>> begin
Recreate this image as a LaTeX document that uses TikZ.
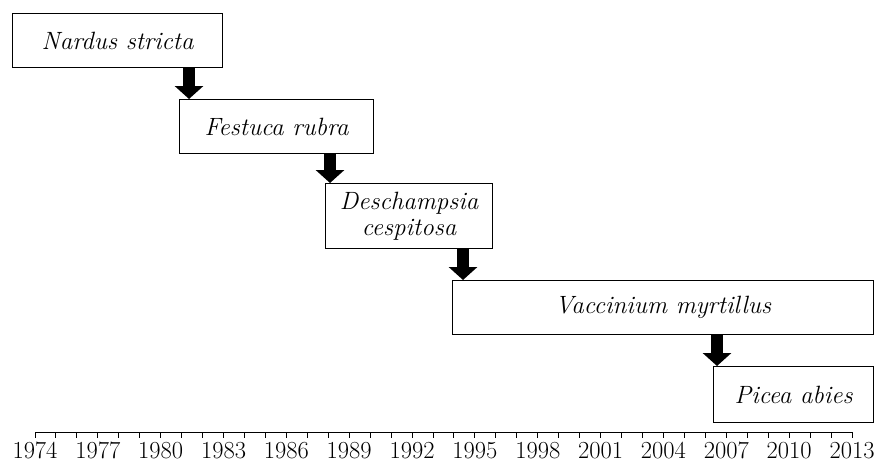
\documentclass[tikz,border=0pt]{standalone}
\usetikzlibrary{arrows.meta}
\begin{document}
\begin{tikzpicture}[x=1pt,y=-1pt,
  box/.style={draw, line width=1.2pt, inner sep=0pt, anchor=north west,
    font=\fontsize{25}{26}\selectfont\itshape, align=center},
  bigarrow/.style={line width=12pt, -{Triangle[width=28pt,length=13pt]}},
  tickmark/.style={line width=1pt},
  axisline/.style={line width=1pt},
  yearlabel/.style={font=\fontsize{24.5}{26}\selectfont, anchor=base, inner sep=0pt}]
\useasboundingbox (0,0) rectangle (880,464);
% boxes
\node[box, minimum width=210pt, minimum height=54pt] (n1) at (12,13) {Nardus stricta};
\node[box, minimum width=194pt, minimum height=54pt] (n2) at (179,99) {Festuca rubra};
\node[box, minimum width=167pt, minimum height=65pt] (n3) at (325,183) {Deschampsia\\cespitosa};
\node[box, minimum width=421pt, minimum height=54pt] (n4) at (452,280) {Vaccinium myrtillus};
\node[box, minimum width=160pt, minimum height=56pt] (n5) at (713,366) {Picea abies};
% arrows
\coordinate (c1) at (189,0);
\coordinate (c2) at (330,0);
\coordinate (c3) at (463,0);
\coordinate (c4) at (717,0);
\draw[bigarrow] (c1 |- n1.south) -- (c1 |- n2.north);
\draw[bigarrow] (c2 |- n2.south) -- (c2 |- n3.north);
\draw[bigarrow] (c3 |- n3.south) -- (c3 |- n4.north);
\draw[bigarrow] (c4 |- n4.south) -- (c4 |- n5.north);
% axis
\coordinate (a0) at (35,432);
\coordinate (a1) at (852,432);
\draw[axisline] (a0) -- (a1);
\foreach \i in {0,...,39} \draw[tickmark] ({35+\i*20.9487},432) -- ++(0,5.5);
\foreach \i [evaluate=\i as \yr using int(1974+3*\i)] in {0,...,13}
  \node[yearlabel] (y\i) at ({35+\i*62.846},458) {\yr};
\end{tikzpicture}
\end{document}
>> end
EXERCISE OBJECTIVE>
Leave the pictures out, and print every line of the listing exactly as written.

THE RESULT>
Recreate this image as a LaTeX document that uses TikZ.
\documentclass[tikz,border=0pt]{standalone}
\usetikzlibrary{arrows.meta}
\begin{document}
\begin{tikzpicture}[x=1pt,y=-1pt,
  box/.style={draw, line width=1.2pt, inner sep=0pt, anchor=north west,
    font=\fontsize{25}{26}\selectfont\itshape, align=center},
  bigarrow/.style={line width=12pt, -{Triangle[width=28pt,length=13pt]}},
  tickmark/.style={line width=1pt},
  axisline/.style={line width=1pt},
  yearlabel/.style={font=\fontsize{24.5}{26}\selectfont, anchor=base, inner sep=0pt}]
\useasboundingbox (0,0) rectangle (880,464);
% boxes
\node[box, minimum width=210pt, minimum height=54pt] (n1) at (12,13) {Nardus stricta};
\node[box, minimum width=194pt, minimum height=54pt] (n2) at (179,99) {Festuca rubra};
\node[box, minimum width=167pt, minimum height=65pt] (n3) at (325,183) {Deschampsia\\cespitosa};
\node[box, minimum width=421pt, minimum height=54pt] (n4) at (452,280) {Vaccinium myrtillus};
\node[box, minimum width=160pt, minimum height=56pt] (n5) at (713,366) {Picea abies};
% arrows
\coordinate (c1) at (189,0);
\coordinate (c2) at (330,0);
\coordinate (c3) at (463,0);
\coordinate (c4) at (717,0);
\draw[bigarrow] (c1 |- n1.south) -- (c1 |- n2.north);
\draw[bigarrow] (c2 |- n2.south) -- (c2 |- n3.north);
\draw[bigarrow] (c3 |- n3.south) -- (c3 |- n4.north);
\draw[bigarrow] (c4 |- n4.south) -- (c4 |- n5.north);
% axis
\coordinate (a0) at (35,432);
\coordinate (a1) at (852,432);
\draw[axisline] (a0) -- (a1);
\foreach \i in {0,...,39} \draw[tickmark] ({35+\i*20.9487},432) -- ++(0,5.5);
\foreach \i [evaluate=\i as \yr using int(1974+3*\i)] in {0,...,13}
  \node[yearlabel] (y\i) at ({35+\i*62.846},458) {\yr};
\end{tikzpicture}
\end{document}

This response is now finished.